• _Problem description_: From the line containing "Write a web" through the line containing "const dayTicks = [0, 5, 10, 15, 20, 25, 30];", retype each line exactly; include both end lines and nothing beyond them.

• _Material for this exercise_:

··········

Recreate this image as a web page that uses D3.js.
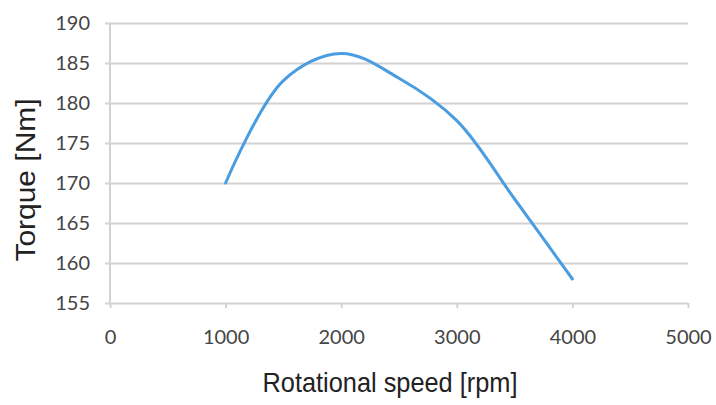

··········

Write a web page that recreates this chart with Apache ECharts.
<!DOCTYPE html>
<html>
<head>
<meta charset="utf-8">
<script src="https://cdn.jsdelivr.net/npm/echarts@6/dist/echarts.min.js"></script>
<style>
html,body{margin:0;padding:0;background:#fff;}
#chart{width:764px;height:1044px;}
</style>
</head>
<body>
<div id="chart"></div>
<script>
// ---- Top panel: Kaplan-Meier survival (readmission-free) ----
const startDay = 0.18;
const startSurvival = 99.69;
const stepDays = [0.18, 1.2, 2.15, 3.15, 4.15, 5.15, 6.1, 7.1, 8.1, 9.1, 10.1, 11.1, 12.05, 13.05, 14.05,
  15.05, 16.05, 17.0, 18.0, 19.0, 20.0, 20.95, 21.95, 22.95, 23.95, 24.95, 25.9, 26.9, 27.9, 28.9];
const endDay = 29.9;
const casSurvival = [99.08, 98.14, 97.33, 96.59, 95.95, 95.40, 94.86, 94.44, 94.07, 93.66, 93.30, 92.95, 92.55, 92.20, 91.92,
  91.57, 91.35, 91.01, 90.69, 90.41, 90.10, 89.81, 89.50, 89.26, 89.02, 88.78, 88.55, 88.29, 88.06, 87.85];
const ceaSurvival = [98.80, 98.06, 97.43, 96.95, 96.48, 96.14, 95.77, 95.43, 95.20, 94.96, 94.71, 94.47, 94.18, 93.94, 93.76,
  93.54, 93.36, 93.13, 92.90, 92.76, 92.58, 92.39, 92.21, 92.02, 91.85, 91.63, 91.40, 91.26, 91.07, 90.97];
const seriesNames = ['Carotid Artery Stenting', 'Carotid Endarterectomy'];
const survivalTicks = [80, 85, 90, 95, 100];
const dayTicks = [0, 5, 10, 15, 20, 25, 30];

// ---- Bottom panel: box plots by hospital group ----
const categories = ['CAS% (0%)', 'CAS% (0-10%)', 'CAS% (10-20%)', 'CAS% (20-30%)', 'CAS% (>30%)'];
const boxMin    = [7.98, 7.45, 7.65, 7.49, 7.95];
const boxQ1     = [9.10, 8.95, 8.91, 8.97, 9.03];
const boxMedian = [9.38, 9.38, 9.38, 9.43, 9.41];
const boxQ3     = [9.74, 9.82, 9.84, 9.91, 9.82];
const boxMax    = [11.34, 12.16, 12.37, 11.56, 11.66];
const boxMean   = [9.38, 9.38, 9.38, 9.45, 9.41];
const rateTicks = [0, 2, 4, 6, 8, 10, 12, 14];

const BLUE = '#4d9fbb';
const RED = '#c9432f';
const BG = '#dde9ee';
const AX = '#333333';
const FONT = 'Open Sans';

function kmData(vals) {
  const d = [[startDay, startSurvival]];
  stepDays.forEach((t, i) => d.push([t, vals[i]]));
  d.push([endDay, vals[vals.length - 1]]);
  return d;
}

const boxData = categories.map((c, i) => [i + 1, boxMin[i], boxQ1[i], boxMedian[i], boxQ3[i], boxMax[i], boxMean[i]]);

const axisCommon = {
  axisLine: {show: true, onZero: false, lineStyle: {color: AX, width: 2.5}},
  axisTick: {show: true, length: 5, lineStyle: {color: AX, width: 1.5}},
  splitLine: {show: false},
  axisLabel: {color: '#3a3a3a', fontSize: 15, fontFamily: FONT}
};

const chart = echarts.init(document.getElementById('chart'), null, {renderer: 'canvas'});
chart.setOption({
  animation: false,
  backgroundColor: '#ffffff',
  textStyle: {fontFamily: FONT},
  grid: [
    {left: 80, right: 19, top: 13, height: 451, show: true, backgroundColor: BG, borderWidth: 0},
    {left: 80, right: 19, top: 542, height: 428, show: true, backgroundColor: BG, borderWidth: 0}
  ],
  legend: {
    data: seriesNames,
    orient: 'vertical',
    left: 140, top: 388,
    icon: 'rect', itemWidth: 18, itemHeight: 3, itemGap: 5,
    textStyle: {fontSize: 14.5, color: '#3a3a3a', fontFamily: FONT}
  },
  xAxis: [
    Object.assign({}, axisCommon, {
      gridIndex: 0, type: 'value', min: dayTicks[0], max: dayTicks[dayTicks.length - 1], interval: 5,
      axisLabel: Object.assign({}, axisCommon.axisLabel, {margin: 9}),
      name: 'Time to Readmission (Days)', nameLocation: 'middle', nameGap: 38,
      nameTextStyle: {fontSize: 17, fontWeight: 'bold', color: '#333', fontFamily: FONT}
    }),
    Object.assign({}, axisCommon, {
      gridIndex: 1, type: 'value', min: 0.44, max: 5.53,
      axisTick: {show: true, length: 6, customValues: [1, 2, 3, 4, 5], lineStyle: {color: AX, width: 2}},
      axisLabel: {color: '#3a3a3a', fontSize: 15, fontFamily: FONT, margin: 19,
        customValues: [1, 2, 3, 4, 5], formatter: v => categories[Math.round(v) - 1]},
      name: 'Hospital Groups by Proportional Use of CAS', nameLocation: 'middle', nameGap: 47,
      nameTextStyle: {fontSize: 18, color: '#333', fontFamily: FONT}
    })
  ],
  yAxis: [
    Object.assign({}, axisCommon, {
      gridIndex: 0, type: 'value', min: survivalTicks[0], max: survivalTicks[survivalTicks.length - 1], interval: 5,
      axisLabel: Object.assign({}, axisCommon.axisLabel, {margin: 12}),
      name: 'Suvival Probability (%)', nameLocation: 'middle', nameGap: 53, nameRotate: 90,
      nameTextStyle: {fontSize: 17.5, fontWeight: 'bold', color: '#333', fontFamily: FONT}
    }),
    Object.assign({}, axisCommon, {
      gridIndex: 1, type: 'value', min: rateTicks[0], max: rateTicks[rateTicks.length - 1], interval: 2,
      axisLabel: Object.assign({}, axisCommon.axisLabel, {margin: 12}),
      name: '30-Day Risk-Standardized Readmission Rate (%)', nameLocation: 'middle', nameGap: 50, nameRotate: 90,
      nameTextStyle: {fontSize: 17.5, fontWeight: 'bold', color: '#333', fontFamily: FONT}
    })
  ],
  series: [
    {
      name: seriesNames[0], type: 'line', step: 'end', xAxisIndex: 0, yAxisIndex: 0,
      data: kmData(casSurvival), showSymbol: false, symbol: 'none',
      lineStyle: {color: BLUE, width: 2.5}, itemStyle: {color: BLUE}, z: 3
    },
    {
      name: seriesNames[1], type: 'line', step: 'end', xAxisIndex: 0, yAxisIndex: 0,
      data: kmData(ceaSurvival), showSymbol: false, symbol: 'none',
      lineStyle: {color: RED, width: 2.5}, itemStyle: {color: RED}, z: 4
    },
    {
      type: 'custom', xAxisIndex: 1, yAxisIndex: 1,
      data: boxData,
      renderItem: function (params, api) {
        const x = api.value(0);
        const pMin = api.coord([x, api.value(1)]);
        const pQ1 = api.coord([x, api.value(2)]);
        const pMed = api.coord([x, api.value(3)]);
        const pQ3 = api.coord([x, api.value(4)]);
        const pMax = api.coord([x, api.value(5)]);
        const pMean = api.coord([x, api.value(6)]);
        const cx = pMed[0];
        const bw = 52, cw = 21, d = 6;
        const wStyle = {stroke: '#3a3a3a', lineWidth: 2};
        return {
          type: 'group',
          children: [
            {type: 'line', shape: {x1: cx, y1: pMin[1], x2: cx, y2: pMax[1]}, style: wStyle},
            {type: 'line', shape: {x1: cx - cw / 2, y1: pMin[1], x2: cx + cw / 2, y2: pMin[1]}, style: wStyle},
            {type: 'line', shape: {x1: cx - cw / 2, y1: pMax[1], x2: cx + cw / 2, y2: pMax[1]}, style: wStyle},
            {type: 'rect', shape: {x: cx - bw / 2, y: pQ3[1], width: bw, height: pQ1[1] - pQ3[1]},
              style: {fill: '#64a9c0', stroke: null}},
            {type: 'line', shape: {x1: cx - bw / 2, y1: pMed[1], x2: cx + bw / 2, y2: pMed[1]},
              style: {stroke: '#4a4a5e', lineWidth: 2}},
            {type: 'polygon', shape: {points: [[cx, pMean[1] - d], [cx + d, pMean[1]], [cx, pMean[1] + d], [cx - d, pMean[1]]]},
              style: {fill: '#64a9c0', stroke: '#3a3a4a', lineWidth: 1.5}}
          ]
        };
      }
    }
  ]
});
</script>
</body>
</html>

··········

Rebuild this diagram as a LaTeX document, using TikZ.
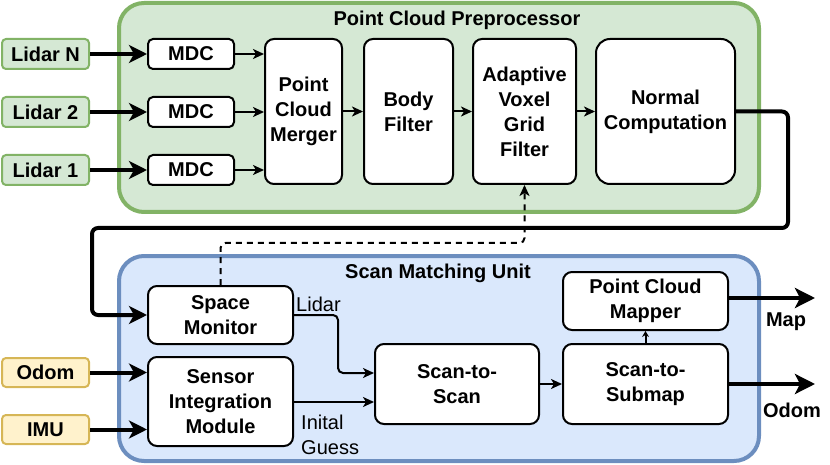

··········

• _Solution_:
Write a web page that recreates this chart with Apache ECharts.
<!DOCTYPE html>
<html>
<head>
<meta charset="utf-8">
<script src="https://cdn.jsdelivr.net/npm/echarts@6/dist/echarts.min.js"></script>
<style>
html,body{margin:0;padding:0;background:#fff;}
#chart{width:764px;height:1044px;}
</style>
</head>
<body>
<div id="chart"></div>
<script>
// ---- Top panel: Kaplan-Meier survival (readmission-free) ----
const startDay = 0.18;
const startSurvival = 99.69;
const stepDays = [0.18, 1.2, 2.15, 3.15, 4.15, 5.15, 6.1, 7.1, 8.1, 9.1, 10.1, 11.1, 12.05, 13.05, 14.05,
  15.05, 16.05, 17.0, 18.0, 19.0, 20.0, 20.95, 21.95, 22.95, 23.95, 24.95, 25.9, 26.9, 27.9, 28.9];
const endDay = 29.9;
const casSurvival = [99.08, 98.14, 97.33, 96.59, 95.95, 95.40, 94.86, 94.44, 94.07, 93.66, 93.30, 92.95, 92.55, 92.20, 91.92,
  91.57, 91.35, 91.01, 90.69, 90.41, 90.10, 89.81, 89.50, 89.26, 89.02, 88.78, 88.55, 88.29, 88.06, 87.85];
const ceaSurvival = [98.80, 98.06, 97.43, 96.95, 96.48, 96.14, 95.77, 95.43, 95.20, 94.96, 94.71, 94.47, 94.18, 93.94, 93.76,
  93.54, 93.36, 93.13, 92.90, 92.76, 92.58, 92.39, 92.21, 92.02, 91.85, 91.63, 91.40, 91.26, 91.07, 90.97];
const seriesNames = ['Carotid Artery Stenting', 'Carotid Endarterectomy'];
const survivalTicks = [80, 85, 90, 95, 100];
const dayTicks = [0, 5, 10, 15, 20, 25, 30];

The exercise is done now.